--- START OF Data block ---

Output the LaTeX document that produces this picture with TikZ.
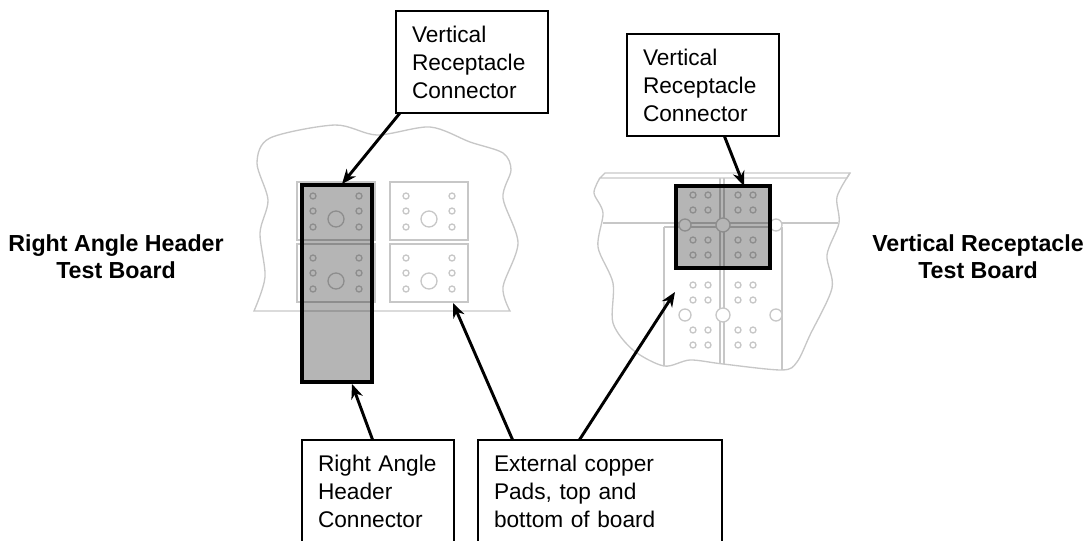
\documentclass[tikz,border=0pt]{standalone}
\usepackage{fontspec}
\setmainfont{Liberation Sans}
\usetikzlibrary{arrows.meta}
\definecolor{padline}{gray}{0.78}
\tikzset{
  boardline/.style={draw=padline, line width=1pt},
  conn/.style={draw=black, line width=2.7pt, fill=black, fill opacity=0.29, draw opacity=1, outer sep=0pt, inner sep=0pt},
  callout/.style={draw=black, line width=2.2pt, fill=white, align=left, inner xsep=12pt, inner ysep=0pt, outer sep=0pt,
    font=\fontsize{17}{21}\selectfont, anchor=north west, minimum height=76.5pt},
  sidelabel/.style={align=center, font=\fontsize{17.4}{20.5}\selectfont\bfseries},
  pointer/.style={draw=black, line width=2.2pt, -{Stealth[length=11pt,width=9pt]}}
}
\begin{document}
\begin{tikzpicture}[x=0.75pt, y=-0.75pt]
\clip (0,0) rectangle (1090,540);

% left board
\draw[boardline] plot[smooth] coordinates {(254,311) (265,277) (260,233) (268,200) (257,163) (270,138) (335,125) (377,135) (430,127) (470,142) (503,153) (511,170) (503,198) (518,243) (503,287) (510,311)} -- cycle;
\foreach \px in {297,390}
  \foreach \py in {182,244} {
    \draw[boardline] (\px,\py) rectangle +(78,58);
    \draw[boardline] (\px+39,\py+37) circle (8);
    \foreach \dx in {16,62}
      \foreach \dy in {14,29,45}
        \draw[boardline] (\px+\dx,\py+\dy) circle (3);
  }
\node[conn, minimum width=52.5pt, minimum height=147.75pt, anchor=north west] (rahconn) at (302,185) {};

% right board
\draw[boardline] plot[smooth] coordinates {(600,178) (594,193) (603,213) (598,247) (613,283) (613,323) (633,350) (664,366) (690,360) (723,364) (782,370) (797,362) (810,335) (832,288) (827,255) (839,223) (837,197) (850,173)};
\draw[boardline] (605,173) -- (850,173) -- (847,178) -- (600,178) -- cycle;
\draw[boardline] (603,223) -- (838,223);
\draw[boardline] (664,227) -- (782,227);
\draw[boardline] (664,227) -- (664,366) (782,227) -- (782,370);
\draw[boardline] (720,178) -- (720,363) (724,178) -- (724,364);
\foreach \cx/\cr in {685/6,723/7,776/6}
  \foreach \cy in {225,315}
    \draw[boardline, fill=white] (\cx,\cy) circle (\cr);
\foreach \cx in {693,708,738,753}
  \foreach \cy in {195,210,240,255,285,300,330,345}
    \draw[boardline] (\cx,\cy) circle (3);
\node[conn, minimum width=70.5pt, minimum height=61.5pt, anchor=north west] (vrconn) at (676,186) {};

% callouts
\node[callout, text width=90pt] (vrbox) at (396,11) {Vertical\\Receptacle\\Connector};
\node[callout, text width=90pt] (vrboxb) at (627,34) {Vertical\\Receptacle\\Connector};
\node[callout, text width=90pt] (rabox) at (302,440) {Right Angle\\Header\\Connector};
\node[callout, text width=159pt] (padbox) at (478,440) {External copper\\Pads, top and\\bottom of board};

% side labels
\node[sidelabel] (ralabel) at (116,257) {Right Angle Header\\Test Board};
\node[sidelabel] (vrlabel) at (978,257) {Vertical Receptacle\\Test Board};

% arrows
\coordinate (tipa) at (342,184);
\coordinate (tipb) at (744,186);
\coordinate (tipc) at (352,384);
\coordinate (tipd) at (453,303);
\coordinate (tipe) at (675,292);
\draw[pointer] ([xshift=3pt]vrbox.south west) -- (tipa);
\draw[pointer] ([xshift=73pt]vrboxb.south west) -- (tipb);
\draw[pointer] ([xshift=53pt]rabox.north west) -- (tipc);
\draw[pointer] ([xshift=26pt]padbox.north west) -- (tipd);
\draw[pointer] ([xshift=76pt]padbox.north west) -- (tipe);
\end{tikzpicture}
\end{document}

--- END OF Data block ---

Your goal -> Write out exactly the opening lines of the data, stopping after the line that holds "(0,0) rectangle (1090,540);". Exclude pictures.

Answer to the exercise ->
Output the LaTeX document that produces this picture with TikZ.
\documentclass[tikz,border=0pt]{standalone}
\usepackage{fontspec}
\setmainfont{Liberation Sans}
\usetikzlibrary{arrows.meta}
\definecolor{padline}{gray}{0.78}
\tikzset{
  boardline/.style={draw=padline, line width=1pt},
  conn/.style={draw=black, line width=2.7pt, fill=black, fill opacity=0.29, draw opacity=1, outer sep=0pt, inner sep=0pt},
  callout/.style={draw=black, line width=2.2pt, fill=white, align=left, inner xsep=12pt, inner ysep=0pt, outer sep=0pt,
    font=\fontsize{17}{21}\selectfont, anchor=north west, minimum height=76.5pt},
  sidelabel/.style={align=center, font=\fontsize{17.4}{20.5}\selectfont\bfseries},
  pointer/.style={draw=black, line width=2.2pt, -{Stealth[length=11pt,width=9pt]}}
}
\begin{document}
\begin{tikzpicture}[x=0.75pt, y=-0.75pt]
\clip (0,0) rectangle (1090,540);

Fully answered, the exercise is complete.